**Work required:** Select all lines holding the word "matplotlib" from the entries that follow.

::::

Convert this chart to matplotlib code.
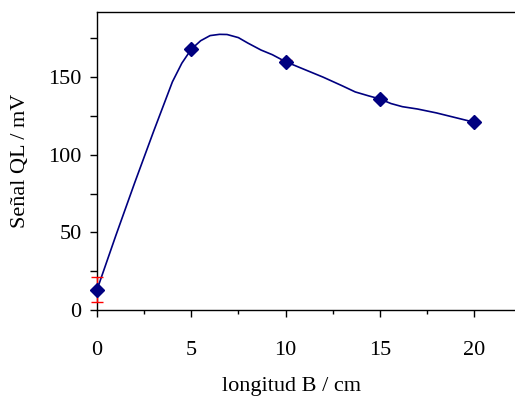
import numpy as np
import matplotlib.pyplot as plt
from matplotlib.ticker import MultipleLocator

plt.rcParams['font.family'] = ['Liberation Serif', 'DejaVu Serif']
plt.rcParams['font.size'] = 16

# measured signal vs length B
longitud_cm = [0, 5, 10, 15, 20]
senal_mV = [13, 168, 160, 136, 121]
error_mV = [8, 0.8, 0.8, 0.8, 0.8]

# smoothed trend line drawn through the measurements
curva_x = [0, 1, 2, 3, 4, 4.5, 5, 5.5, 6, 6.5, 6.9, 7.5, 8, 8.7, 9.3, 10, 11,
           12, 13, 13.7, 14.4, 15, 15.6, 16.2, 17, 18, 19, 20]
curva_y = [13, 48, 82, 115, 147, 159, 168, 173.5, 176.8, 177.6, 177.5, 175.5,
           172, 167.5, 164.5, 160, 155, 150, 144.5, 140.5, 138, 136, 133, 131,
           129.5, 127, 124, 121]

navy = '#000080'

fig = plt.figure(figsize=(5.15, 3.98), dpi=100)
ax = fig.add_axes([97 / 515, 88 / 398, 418 / 515, 298 / 398])

ax.plot(curva_x, curva_y, color=navy, lw=1.2, zorder=2, clip_on=False)
eb = ax.errorbar(longitud_cm, senal_mV, yerr=error_mV, fmt='none', ecolor='red',
                 elinewidth=1.0, capsize=4, capthick=1.0, zorder=3)
for art in eb.lines[1] + eb.lines[2]:
    art.set_clip_on(False)
ax.plot(longitud_cm, senal_mV, 'D', color=navy, ms=7, zorder=4, clip_on=False)

ax.set_xlim(0, 418 / 18.85)
ax.set_ylim(0, 192)
ax.xaxis.set_major_locator(MultipleLocator(5))
ax.xaxis.set_minor_locator(MultipleLocator(2.5))
ax.yaxis.set_major_locator(MultipleLocator(50))
ax.yaxis.set_minor_locator(MultipleLocator(25))

ax.tick_params(axis='both', which='major', direction='out', length=5, width=1)
ax.tick_params(axis='x', which='major', pad=17)
ax.tick_params(axis='x', which='minor', direction='out', length=3, width=1)
ax.tick_params(axis='y', which='minor', direction='out', length=5, width=1)
ax.tick_params(axis='y', which='major', pad=6)

ax.spines['right'].set_visible(False)
for s in ['left', 'bottom', 'top']:
    ax.spines[s].set_linewidth(1.0)

ax.set_xlabel('longitud B / cm')
ax.xaxis.set_label_coords(0.466, -0.225)
ax.set_ylabel('Señal QL / mV')
ax.yaxis.set_label_coords(-0.16, 0.5)

fig.savefig('out.png', dpi=100)
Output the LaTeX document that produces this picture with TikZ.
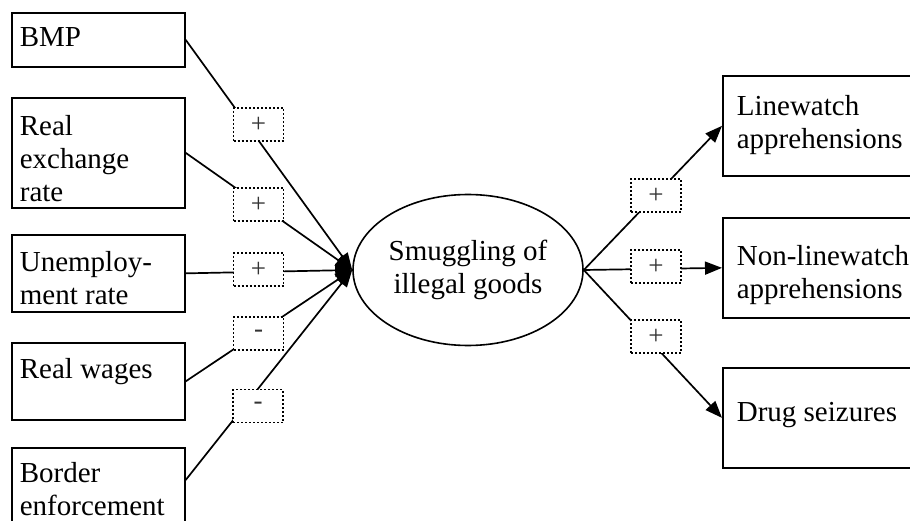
\documentclass[tikz,border=0pt]{standalone}
\usepackage{fontspec}
\setmainfont{Liberation Serif}
\usetikzlibrary{arrows.meta,shapes.geometric}

\tikzset{
  factor/.style={draw, rectangle, anchor=north west, inner sep=0pt, line width=1.7pt},
  focus/.style={draw, ellipse, minimum width=230pt, minimum height=151pt,
    inner sep=0pt, line width=1.6pt, align=center},
  sign/.style={draw, fill=white, dash pattern=on 2pt off 2pt, line width=1.8pt,
    minimum width=50pt, minimum height=33pt, inner sep=0pt, text=black!80,
    font=\fontsize{27}{30}\selectfont},
  link/.style={line width=1.7pt, -{Triangle[length=17pt,width=13pt]}},
}
% width, height, top gap, left gap, text
\newcommand{\boxtext}[5]{\parbox[c][#2][t]{#1}{\raggedright\leftskip=#4\relax\vspace*{#3}#5}}

\begin{document}
\begin{tikzpicture}[x=1pt,y=-1pt,font=\fontsize{29}{33}\selectfont]
  \useasboundingbox (0,0) rectangle (910,521);
  \clip (0,0) rectangle (910,521);

  % causes
  \node[factor] (bmp)    at (11,12)  {\boxtext{173pt}{54pt}{15pt}{8pt}{BMP}};
  \node[factor] (rer)    at (11,97)  {\boxtext{173pt}{110pt}{18pt}{8pt}{Real\\exchange\\rate}};
  \node[factor] (unemp)  at (11,234) {\boxtext{173pt}{77pt}{17pt}{8pt}{Unemploy-\\ment rate}};
  \node[factor] (wages)  at (11,342) {\boxtext{173pt}{77pt}{16pt}{8pt}{Real wages}};
  \node[factor] (border) at (11,447) {\boxtext{173pt}{100pt}{15pt}{8pt}{Border\\enforcement}};

  \node[focus] (smuggling) at (468,270) {Smuggling of\\illegal goods};

  % indicators
  \node[factor] (linewatch) at (722,75)  {\boxtext{218pt}{100pt}{20pt}{14pt}{Linewatch\\apprehensions}};
  \node[factor] (nonline)   at (722,217) {\boxtext{218pt}{100pt}{28pt}{14pt}{Non-linewatch\\apprehensions}};
  \node[factor] (drugs)     at (722,367) {\boxtext{218pt}{100pt}{34pt}{14pt}{Drug seizures}};

  \draw[link] (bmp.east) -- (smuggling.west);
  \draw[link] (rer.east) -- (smuggling.west);
  \draw[link] (unemp.east) -- (smuggling.west);
  \draw[link] (wages.east) -- (smuggling.west);
  \draw[link] ([yshift=-33pt]border.north east) -- (smuggling.west);
  \draw[link] (smuggling.east) -- (linewatch.west);
  \draw[link] (smuggling.east) -- (nonline.west);
  \draw[link] (smuggling.east) -- (drugs.west);

  % signs sit on top of the links
  \node[sign] (s1) at (258.5,124.5) {+};
  \node[sign] (s2) at (258.5,204.5) {+};
  \node[sign] (s3) at (258.5,269.5) {+};
  \node[sign] (s4) at (258.5,333.5) {-};
  \node[sign] (s5) at (258,406)     {-};
  \node[sign] (r1) at (656,195.5)   {+};
  \node[sign] (r2) at (656,266.5)   {+};
  \node[sign] (r3) at (656,336.5)   {+};
\end{tikzpicture}
\end{document}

::::

**Response to this exercise:**
Convert this chart to matplotlib code.
import matplotlib.pyplot as plt
from matplotlib.ticker import MultipleLocator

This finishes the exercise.